Для изобличения колдунов в некоторых местах (например в Пензенской губернии) знают три средства: вербную свечу, осиновые дрова и рябиновый прут. Если зажечь умеючи приготовленную свечу, то колдуны и колдуньи покажутся вверх ногами. Равным образом, стоит истопить в Великий четверг осиновыми дровами печь, как тотчас все колдуны придут просить золы. Рябиновая же палочка помогает опознать этих недоброхотов во время светлой заутрени: они стоят задом к иконостасу. Это повсюду считается самым верным средством, и если встречаются разноречия, то лишь в указании времени (например, в Орловской и Саратовской губерниях полагают более удобным моментом для наблюдений – пение Херувимской за пасхальной обедней, причем советуют надеть на себя все чистое и новое до последней ниточки). В Новгородской же губернии колдунов опознают несколько иначе. Для этого советуют взять в руки первое яйцо молодой курицы и, во время светлой заутрени, стоять на таком месте, откуда видно было бы всех молящихся; тогда у колдунов удается заметить даже рога на голове. В Калужской губернии колдуны узнаются по тому, что на Святую Пасху приходят в чужую избу огня просить и т.п. Наконец, есть и еще несколько способов, отличающихся большой странностью; в числе их один, например, такого рода: надо положить нож острием кверху и прочитать воскресную молитву (Да воскреснет Бог) с конца – тогда колдун либо заревет, либо начнет скверно ругаться. В Сарапульском уезде Вятской губернии указывают еще на "сорокообеденный ладан" (пролежавший на престоле во время сорокоуста). Если такой ладан растереть в порошок и всыпать в вино, пиво и дать подозрительному человеку выпить, то он начнет ходить по избе с одного угла на другой и дверей не найдет. Этот способ тем хорош, что, если в это время дать колдуну напиться поганой воды, хотя бы из лоханки, он охотно выпьет и затем потеряет всю силу.
Все эти заботы о приискании предохранительных средств против колдунов вытекают непосредственно из неколебимой народной веры "в порчу". Здесь, в этой порче, и сосредоточена собственно вся деятельность чародеев, и ею же объясняется их влиятельное значение в деревенской среде, наружное уважение к ним, почетные поклоны при всякой встрече и угощения водкой в виде отступного. Тем не менее, под наружными признаками заискивающего почтения скрытно таятся зародыши глубокой ненависти, которая и вспыхивает всякий раз, как только отыскивается смельчак-обличитель, который выведет на свежую воду все чародейские штуки. Над опростоволосившимся колдуном охотно смеются, причем вслед за насмешками быстро наступает утрата всякого доверия к нему, полное равнодушие и невнимание. Это на лучший конец. В тех же случаях, когда озлобление скоплялось долгое время и вызвалось неудачею злобных выходок чародея, – общее негодование сопровождается жестокими побоями, напоминающими расправы с конокрадами. Но есть способ и единолично расправиться с колдуном. Для этого достаточно бывает ударить его наотмашь левой рукой, не оборачиваясь назад. Если при этом прольется кровь, то чародей уже испортился и в колдуны больше не годится. Он перестает быть опасным и затем, конечно, теряется в самых задних рядах, пребывая в полном презрении и совершенном отчуждении.
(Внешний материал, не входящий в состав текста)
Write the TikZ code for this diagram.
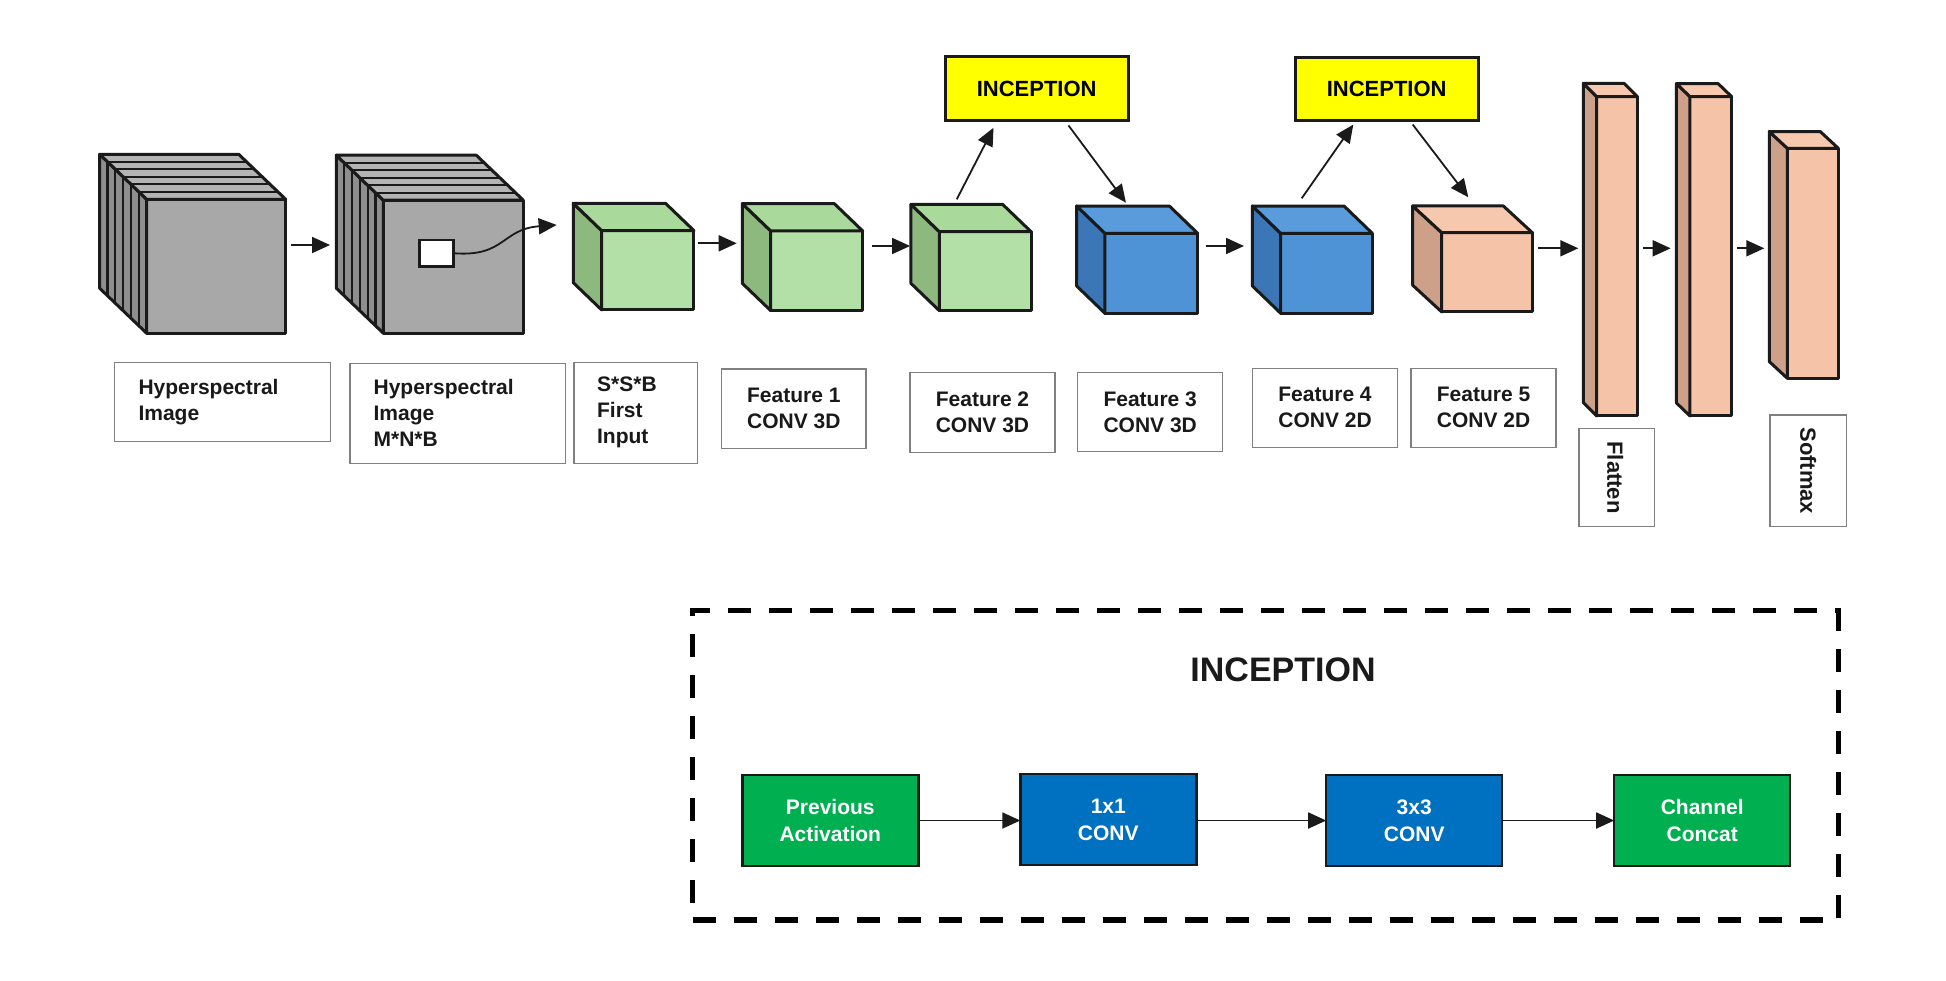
\documentclass[tikz,border=0pt]{standalone}
\usepackage{fontspec}
\setmainfont{Liberation Sans}
\usetikzlibrary{arrows.meta}
\definecolor{grayF}{HTML}{A8A8A8}
\definecolor{grayS}{HTML}{8E8E8E}
\definecolor{grayT}{HTML}{B4B4B4}
\definecolor{greenF}{HTML}{B3E0A6}
\definecolor{greenS}{HTML}{8DB87E}
\definecolor{greenT}{HTML}{A9D99B}
\definecolor{blueF}{HTML}{4F93D7}
\definecolor{blueS}{HTML}{3B77B7}
\definecolor{blueT}{HTML}{5A9BDB}
\definecolor{peachF}{HTML}{F5C4A8}
\definecolor{peachS}{HTML}{CDA08A}
\definecolor{peachT}{HTML}{F6C8AD}
\definecolor{incY}{HTML}{FFFF00}
\definecolor{bgreen}{HTML}{00B050}
\definecolor{bblue}{HTML}{0070C0}
\definecolor{ink}{HTML}{1A1A1A}
\tikzset{
  face/.style={draw=ink, line width=3pt, inner sep=0pt, outer sep=0pt, line join=round},
  edge/.style={draw=ink, line width=3pt, line join=round},
  slice/.style={draw=ink, line width=2.2pt},
  lbl/.style={draw=black!50, line width=1.5pt, inner sep=0pt, outer sep=0pt},
  txt/.style={font=\fontsize{21}{26}\selectfont\bfseries, text=black!90, inner sep=0pt, align=left},
  ctxt/.style={lbl, font=\fontsize{21}{26}\selectfont\bfseries, text=black!90, align=center},
  arr/.style={-{Triangle[length=18pt,width=16pt]}, line width=1.8pt, draw=ink},
  incbox/.style={draw=ink, line width=3pt, fill=incY, inner sep=0pt, outer sep=0pt,
     font=\fontsize{22}{26}\selectfont\bfseries, minimum width=183, minimum height=63.5},
  blk/.style={draw=ink, line width=2.5pt, inner sep=0pt, outer sep=0pt, text=white,
     font=\fontsize{21}{27}\selectfont\bfseries, align=center, minimum width=176, minimum height=91},
  frame/.style={draw=black, line width=5.5pt, dash pattern=on 23pt off 18pt, inner sep=0pt}
}
% name, cx, cy, w, h, dx, dy, colour set
\newcommand\mkcube[8]{%
  \node[face, fill=#8F, minimum width=#4, minimum height=#5] (#1) at (#2,#3) {};
  \draw[edge, fill=#8S] (#1.north west) -- ++(-#6,-#7) -- ([shift={(-#6,-#7)}]#1.south west) -- (#1.south west) -- cycle;
  \draw[edge, fill=#8T] (#1.north west) -- ++(-#6,-#7) -- ([shift={(-#6,-#7)}]#1.north east) -- (#1.north east) -- cycle;
}
\newcommand\mkslices[3]{%
  \foreach \t in {1,...,5} {
    \draw[slice] ([shift={({-\t*#2/6},{-\t*#3/6})}]#1.north west) -- ([shift={({-\t*#2/6},{-\t*#3/6})}]#1.south west);
    \draw[slice] ([shift={({-\t*#2/6},{-\t*#3/6})}]#1.north west) -- ([shift={({-\t*#2/6},{-\t*#3/6})}]#1.north east);
  }
}
\begin{document}
\begin{tikzpicture}[x=1pt, y=-1pt]
\path[use as bounding box, fill=white] (0,0) rectangle (1946,980);

% ---------- gray hyperspectral cubes ----------
\mkcube{c1}{216.2}{266.3}{139}{134}{47}{45}{gray}
\mkslices{c1}{47}{45}
\mkcube{c2}{453.3}{266.7}{140}{133}{47}{45}{gray}
\mkslices{c2}{47}{45}
\node[draw=ink, line width=2.5pt, fill=white, inner sep=0pt, minimum width=34, minimum height=26.7] (win) at (436.3,253.3) {};

% ---------- feature cubes ----------
\mkcube{g1}{647.8}{270.3}{92.3}{79.3}{28.4}{27.3}{green}
\mkcube{g2}{816.7}{270.8}{92}{79.7}{28.4}{27.3}{green}
\mkcube{g3}{985.2}{271.2}{91.7}{79}{28.4}{27.3}{green}
\mkcube{b1}{1151.3}{273.3}{92.7}{80}{28.3}{27.3}{blue}
\mkcube{b2}{1326.5}{273.3}{91.6}{80}{28.3}{27.3}{blue}
\mkcube{p1}{1487}{272.3}{90.6}{79.3}{29}{26.7}{peach}
\mkcube{t1}{1617}{256.3}{40.6}{319.3}{13.3}{13.3}{peach}
\mkcube{t2}{1710.8}{256.3}{41.7}{319.3}{13.5}{13}{peach}
\mkcube{t3}{1812.8}{263.3}{51}{230}{18}{16.7}{peach}

% ---------- inception boxes ----------
\node[incbox] (inc1) at (1036.7,88.7) {INCEPTION};
\node[incbox] (inc2) at (1386.7,88.8) {INCEPTION};

% ---------- arrows ----------
\draw[arr] ([shift={(5,-21.3)}]c1.east) -- ([shift={(-53.3,-21.7)}]c2.west);
\draw[arr] (win.east) .. controls (505,257) and (502,229) .. ([shift={(-45,-5.7)}]g1.north west);
\draw[arr] ([shift={(4.3,-27)}]g1.east) -- ([shift={(-34,-27.5)}]g2.west);
\draw[arr] ([shift={(9,-24.8)}]g2.east) -- ([shift={(-29.3,-25.2)}]g3.west);
\draw[arr] ([shift={(17.4,-32.4)}]g3.north west) -- ([shift={(-43.2,7.3)}]inc1.south);
\draw[arr] ([shift={(31.8,5)}]inc1.south) -- ([shift={(21,-30.6)}]b1.north west);
\draw[arr] ([shift={(8,-27.3)}]b1.east) -- ([shift={(-36.7,-27.3)}]b2.west);
\draw[arr] ([shift={(21,-35)}]b2.north west) -- ([shift={(-33.4,4)}]inc2.south);
\draw[arr] ([shift={(26,4)}]inc2.south) -- ([shift={(26.6,-35.4)}]p1.north west);
\draw[arr] ([shift={(6,-24)}]p1.east) -- ([shift={(-18.4,-8)}]t1.west);
\draw[arr] ([shift={(6,-8)}]t1.east) -- ([shift={(-19.3,-8)}]t2.west);
\draw[arr] ([shift={(5.6,-8)}]t2.east) -- ([shift={(-23,-15)}]t3.west);

% ---------- labels ----------
\node[lbl, minimum width=216.4, minimum height=79.4] (l1) at (222.5,402) {};
\node[txt, anchor=west] (l1t) at ([xshift=24]l1.west) {Hyperspectral\\Image};
\node[lbl, minimum width=215.7, minimum height=100] (l2) at (457.8,413.3) {};
\node[txt, anchor=west] (l2t) at ([xshift=23.5]l2.west) {Hyperspectral\\Image\\M*N*B};
\node[lbl, minimum width=123.7, minimum height=101] (l3) at (635.8,412.8) {};
\node[txt, anchor=west] (l3t) at ([xshift=23]l3.west) {S*S*B\\First\\Input};
\node[ctxt, minimum width=144.3, minimum height=79.3] (f1) at (793.8,408.7) {Feature 1\\CONV 3D};
\node[ctxt, minimum width=145, minimum height=79.6] (f2) at (982.5,412.5) {Feature 2\\CONV 3D};
\node[ctxt, minimum width=145, minimum height=79] (f3) at (1150.2,412.2) {Feature 3\\CONV 3D};
\node[ctxt, minimum width=144.6, minimum height=79] (f4) at (1325,407.8) {Feature 4\\CONV 2D};
\node[ctxt, minimum width=145, minimum height=79] (f5) at (1483.5,407.8) {Feature 5\\CONV 2D};
\node[lbl, minimum width=75.3, minimum height=98.4] (fl) at (1616.7,477.5) {};
\node[txt, rotate=-90, font=\fontsize{22}{26}\selectfont\bfseries] (flt) at ([xshift=-1.5]fl.center) {Flatten};
\node[lbl, minimum width=76.7, minimum height=111.7] (sm) at (1808.3,470.8) {};
\node[txt, rotate=-90, font=\fontsize{22}{26}\selectfont\bfseries] (smt) at (sm.center) {Softmax};

% ---------- inception detail ----------
\node[frame, minimum width=1145.6, minimum height=309.3] (frm) at (1265.5,765.3) {};
\node[font=\fontsize{34}{36}\selectfont\bfseries, text=ink, inner sep=0pt] (title) at (1283,670) {INCEPTION};
\node[blk, fill=bgreen] (pa) at (830.3,820.5) {Previous\\Activation};
\node[blk, fill=bblue] (cv1) at (1108.3,819.7) {1x1\\CONV};
\node[blk, fill=bblue] (cv3) at (1414.2,820.5) {3x3\\CONV};
\node[blk, fill=bgreen] (cc) at (1702.2,820.5) {Channel\\Concat};
\draw[arr] (pa.east) -- (pa.east -| cv1.west);
\draw[arr] (cv1.east |- pa.east) -- (pa.east -| cv3.west);
\draw[arr] (cv3.east) -- (cv3.east -| cc.west);
\end{tikzpicture}
\end{document}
Темное дело "порчи", – в какой бы истерической форме она не выражалась: в форме ли кликушества, омерячения, падучей, беснования и даже пляски св. Витта, – производится "сглазом", заговорами, "напуском" и "относом". Наговаривают на хлеб, соль, воду и проч., напускают по ветру и по следу, посылают порчу на "относ", т.е. подкидывают наговоренные вещи, и кто их поднимет, тот и захворает. Примеров такого рода порчи рассказывают бесконечное множество: нашла баба наговоренное яйцо у колодца и начала на голоса кричать; подняла другая на дороге узелочек с рубахой, крестом, поясом, цепочкой и угольками – и лишилась еды, тоска напала, все не милы стали; отнесла назад туда, где нашла, и начала поправляться.
Деревенский колдун
Приемы, к которым прибегают, насылая порчу, очень разнообразны. Сильному колдуну довольно взглянуть своим недобрым косым взглядом, чтобы заставить чахнуть. Колдуну послабее нужен заклятый порошок, чтобы бросить его на намеченную жертву по ветру: дело сделано, если хоть одна порошинка попадет на человека или скотину. Вынутый след, т.е. щепотка или горсточка земли из-под ног обреченного, в мешочке подвешивается в чело печи, а в трубе замазываются глиной волоса его; начнет земля и глина сохнуть – сухотка обуяет и того человека. Через наговоренную сильным колдуном вещь достаточно перешагнуть, на зачурованное место стоит сесть, чтобы захворать. Иной колдун только лишь слегка ударит по плечу, ан смотришь – человек испорчен.